Could you copy every line from the material below in which "that" appears?

─── THE INPUT ───

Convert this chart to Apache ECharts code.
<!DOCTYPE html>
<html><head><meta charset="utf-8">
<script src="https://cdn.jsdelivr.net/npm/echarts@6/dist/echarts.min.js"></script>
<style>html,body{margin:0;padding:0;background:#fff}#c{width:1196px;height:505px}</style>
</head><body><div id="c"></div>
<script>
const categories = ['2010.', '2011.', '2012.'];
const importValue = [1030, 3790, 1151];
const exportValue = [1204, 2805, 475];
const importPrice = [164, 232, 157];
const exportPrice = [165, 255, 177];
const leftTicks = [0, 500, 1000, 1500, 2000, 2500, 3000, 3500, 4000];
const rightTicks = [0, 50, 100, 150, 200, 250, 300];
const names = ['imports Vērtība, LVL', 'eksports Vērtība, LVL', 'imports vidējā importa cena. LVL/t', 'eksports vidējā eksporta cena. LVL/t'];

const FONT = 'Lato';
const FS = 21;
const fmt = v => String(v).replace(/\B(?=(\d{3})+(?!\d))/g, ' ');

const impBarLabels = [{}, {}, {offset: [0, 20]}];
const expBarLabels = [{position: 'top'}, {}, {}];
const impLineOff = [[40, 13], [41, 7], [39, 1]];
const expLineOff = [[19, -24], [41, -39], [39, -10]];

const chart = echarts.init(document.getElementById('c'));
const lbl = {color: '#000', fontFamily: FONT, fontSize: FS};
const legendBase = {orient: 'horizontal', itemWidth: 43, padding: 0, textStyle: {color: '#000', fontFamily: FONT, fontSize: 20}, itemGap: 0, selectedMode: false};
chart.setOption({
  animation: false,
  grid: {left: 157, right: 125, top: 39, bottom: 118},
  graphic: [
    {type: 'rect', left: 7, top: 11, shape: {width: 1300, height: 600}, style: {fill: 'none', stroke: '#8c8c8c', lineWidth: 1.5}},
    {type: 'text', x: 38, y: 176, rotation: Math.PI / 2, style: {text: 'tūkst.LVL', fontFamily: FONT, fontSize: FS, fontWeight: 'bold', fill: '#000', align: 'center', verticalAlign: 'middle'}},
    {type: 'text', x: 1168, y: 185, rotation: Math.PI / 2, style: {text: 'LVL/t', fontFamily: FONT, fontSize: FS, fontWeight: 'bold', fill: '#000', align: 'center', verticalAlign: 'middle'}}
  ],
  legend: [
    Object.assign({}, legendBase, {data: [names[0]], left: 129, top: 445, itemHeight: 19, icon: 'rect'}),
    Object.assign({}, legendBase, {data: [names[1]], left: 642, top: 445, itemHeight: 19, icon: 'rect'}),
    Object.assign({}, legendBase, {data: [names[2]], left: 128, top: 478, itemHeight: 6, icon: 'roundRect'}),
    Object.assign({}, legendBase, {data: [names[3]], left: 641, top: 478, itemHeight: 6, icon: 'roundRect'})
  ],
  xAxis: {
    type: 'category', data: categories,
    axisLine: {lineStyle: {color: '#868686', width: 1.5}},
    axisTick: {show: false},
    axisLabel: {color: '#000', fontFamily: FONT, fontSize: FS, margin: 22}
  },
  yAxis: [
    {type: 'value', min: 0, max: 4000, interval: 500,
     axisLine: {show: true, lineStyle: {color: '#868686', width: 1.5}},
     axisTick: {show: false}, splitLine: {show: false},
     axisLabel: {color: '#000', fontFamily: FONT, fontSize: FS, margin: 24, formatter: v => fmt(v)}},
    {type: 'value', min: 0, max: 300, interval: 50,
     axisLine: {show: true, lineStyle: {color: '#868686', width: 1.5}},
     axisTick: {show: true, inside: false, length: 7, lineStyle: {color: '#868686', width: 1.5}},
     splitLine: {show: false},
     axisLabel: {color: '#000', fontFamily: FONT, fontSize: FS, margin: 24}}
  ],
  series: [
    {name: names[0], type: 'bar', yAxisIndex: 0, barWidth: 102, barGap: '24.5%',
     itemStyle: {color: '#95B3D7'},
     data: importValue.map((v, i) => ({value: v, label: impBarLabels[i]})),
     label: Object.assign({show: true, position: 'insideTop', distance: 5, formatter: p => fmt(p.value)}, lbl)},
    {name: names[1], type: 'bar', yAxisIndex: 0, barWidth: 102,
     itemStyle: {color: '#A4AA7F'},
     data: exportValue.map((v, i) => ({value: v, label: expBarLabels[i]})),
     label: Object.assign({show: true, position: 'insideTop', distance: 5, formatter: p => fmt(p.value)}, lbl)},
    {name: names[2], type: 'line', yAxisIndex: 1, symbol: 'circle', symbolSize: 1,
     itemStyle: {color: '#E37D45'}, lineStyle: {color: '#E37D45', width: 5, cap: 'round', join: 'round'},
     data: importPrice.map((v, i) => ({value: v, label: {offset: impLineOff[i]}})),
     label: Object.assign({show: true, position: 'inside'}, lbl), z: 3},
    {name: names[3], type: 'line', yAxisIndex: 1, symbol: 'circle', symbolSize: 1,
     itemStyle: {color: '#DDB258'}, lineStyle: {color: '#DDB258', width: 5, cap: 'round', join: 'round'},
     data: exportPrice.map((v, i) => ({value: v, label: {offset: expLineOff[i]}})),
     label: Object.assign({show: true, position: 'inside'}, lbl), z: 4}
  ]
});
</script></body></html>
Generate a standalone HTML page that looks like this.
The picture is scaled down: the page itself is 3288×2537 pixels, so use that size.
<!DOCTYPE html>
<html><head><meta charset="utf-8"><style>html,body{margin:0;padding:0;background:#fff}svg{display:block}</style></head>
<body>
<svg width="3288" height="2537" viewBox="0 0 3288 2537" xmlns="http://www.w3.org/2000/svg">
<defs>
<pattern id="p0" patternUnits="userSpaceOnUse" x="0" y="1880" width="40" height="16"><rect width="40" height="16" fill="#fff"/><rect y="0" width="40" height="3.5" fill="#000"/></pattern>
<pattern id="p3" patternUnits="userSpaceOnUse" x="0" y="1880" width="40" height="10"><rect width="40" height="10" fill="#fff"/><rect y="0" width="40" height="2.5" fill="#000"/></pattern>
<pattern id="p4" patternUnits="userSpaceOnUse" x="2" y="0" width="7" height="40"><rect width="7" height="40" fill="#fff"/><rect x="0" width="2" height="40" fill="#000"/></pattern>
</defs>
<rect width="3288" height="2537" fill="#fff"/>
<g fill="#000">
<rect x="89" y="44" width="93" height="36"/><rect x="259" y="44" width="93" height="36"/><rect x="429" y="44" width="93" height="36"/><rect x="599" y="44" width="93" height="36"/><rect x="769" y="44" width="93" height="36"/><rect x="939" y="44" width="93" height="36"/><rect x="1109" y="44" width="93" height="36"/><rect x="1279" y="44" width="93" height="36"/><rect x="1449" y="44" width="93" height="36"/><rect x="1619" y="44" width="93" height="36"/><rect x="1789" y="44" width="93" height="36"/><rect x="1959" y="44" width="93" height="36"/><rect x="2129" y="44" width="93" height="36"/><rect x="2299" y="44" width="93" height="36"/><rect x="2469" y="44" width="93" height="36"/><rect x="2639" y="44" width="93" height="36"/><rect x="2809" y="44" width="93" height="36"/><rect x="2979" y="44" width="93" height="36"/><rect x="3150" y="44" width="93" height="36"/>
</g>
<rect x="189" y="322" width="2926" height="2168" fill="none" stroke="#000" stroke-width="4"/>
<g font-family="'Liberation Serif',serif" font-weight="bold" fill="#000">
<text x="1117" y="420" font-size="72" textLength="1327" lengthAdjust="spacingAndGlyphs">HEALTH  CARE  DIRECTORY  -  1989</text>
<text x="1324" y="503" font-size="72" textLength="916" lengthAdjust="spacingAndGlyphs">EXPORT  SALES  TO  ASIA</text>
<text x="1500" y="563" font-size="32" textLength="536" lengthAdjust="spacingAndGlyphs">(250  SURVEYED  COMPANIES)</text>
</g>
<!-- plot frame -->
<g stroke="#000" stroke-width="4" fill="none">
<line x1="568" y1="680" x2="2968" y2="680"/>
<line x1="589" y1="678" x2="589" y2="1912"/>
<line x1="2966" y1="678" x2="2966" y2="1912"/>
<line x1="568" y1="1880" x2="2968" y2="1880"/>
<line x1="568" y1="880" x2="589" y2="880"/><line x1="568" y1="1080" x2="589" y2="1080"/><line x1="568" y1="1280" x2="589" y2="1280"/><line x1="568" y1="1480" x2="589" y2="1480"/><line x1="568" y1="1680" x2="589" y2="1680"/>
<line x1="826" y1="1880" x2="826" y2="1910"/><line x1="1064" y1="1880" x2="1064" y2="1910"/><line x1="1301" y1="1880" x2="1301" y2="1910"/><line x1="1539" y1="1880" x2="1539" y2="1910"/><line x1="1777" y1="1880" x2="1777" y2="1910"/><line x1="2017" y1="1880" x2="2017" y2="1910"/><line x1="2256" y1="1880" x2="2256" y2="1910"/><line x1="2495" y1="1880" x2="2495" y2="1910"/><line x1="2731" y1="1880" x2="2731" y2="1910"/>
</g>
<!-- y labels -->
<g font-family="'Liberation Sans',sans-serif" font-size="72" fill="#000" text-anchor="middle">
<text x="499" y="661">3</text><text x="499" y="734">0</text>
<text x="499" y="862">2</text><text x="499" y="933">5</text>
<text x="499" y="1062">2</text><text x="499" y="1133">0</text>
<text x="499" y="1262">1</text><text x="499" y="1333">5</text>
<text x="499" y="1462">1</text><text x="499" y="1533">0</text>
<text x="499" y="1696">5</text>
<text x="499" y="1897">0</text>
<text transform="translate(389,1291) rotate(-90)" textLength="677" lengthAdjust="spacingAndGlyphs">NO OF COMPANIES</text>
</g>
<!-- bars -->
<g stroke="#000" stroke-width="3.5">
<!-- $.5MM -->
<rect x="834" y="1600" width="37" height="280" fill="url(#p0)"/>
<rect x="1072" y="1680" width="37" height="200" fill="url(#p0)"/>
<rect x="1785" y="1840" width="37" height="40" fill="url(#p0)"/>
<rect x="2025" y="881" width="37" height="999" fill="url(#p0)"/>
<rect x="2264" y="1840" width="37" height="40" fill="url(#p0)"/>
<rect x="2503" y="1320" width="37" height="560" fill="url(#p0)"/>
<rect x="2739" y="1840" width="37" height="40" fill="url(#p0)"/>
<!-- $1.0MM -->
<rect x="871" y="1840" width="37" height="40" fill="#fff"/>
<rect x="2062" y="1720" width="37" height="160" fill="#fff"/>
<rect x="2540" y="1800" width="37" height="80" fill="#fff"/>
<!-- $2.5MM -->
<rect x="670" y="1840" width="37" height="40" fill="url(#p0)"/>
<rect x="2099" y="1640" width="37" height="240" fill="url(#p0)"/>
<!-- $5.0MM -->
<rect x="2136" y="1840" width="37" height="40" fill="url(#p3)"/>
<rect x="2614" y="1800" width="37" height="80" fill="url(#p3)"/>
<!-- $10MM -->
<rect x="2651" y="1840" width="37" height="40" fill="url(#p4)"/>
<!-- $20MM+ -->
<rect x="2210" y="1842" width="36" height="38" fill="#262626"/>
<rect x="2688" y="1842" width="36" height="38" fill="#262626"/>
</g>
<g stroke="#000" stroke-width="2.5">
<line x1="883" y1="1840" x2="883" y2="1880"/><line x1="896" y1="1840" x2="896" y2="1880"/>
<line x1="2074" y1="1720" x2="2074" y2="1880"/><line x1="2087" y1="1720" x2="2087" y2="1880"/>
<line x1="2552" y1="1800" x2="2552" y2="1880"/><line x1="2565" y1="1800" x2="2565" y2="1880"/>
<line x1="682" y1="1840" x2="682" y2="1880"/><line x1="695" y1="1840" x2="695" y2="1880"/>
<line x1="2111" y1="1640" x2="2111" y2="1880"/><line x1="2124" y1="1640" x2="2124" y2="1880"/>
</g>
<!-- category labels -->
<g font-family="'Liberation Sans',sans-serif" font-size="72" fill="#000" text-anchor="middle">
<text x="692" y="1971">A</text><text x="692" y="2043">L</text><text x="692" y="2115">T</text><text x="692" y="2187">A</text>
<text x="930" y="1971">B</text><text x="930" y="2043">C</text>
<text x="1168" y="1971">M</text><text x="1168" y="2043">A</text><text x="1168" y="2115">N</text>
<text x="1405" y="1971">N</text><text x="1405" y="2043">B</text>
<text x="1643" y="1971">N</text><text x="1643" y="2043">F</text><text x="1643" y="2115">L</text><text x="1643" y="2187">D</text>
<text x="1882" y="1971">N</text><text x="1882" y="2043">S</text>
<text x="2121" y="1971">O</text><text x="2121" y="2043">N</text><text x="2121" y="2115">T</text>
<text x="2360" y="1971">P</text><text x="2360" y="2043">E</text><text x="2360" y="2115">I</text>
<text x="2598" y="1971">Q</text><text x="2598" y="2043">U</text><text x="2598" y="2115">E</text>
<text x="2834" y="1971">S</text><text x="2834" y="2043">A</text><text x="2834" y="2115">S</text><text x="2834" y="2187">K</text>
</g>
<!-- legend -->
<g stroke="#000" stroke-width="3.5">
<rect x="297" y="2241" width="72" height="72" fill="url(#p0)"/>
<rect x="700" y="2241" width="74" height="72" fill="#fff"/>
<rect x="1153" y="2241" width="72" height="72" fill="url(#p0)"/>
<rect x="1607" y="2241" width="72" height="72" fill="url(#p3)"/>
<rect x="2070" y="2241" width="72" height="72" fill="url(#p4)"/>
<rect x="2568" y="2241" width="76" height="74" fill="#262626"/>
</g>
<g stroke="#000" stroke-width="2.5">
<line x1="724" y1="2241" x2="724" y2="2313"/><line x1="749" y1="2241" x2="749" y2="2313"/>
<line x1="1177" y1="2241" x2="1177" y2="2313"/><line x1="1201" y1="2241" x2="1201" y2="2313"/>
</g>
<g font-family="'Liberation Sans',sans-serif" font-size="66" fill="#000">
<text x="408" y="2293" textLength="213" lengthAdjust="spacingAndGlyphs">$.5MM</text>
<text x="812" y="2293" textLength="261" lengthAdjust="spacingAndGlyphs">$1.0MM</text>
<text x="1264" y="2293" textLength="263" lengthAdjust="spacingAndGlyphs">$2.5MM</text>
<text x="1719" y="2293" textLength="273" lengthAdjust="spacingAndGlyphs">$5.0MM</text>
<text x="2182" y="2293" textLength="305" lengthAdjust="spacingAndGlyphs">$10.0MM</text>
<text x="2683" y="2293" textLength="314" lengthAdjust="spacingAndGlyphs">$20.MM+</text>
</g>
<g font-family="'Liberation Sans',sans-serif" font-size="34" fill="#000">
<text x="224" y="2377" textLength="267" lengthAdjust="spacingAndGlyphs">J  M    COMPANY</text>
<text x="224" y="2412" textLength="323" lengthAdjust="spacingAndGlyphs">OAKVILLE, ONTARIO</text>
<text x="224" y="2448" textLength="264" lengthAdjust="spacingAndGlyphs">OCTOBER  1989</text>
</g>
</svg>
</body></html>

───

## RESPONSE TO THIS EXERCISE
Generate a standalone HTML page that looks like this.
The picture is scaled down: the page itself is 3288×2537 pixels, so use that size.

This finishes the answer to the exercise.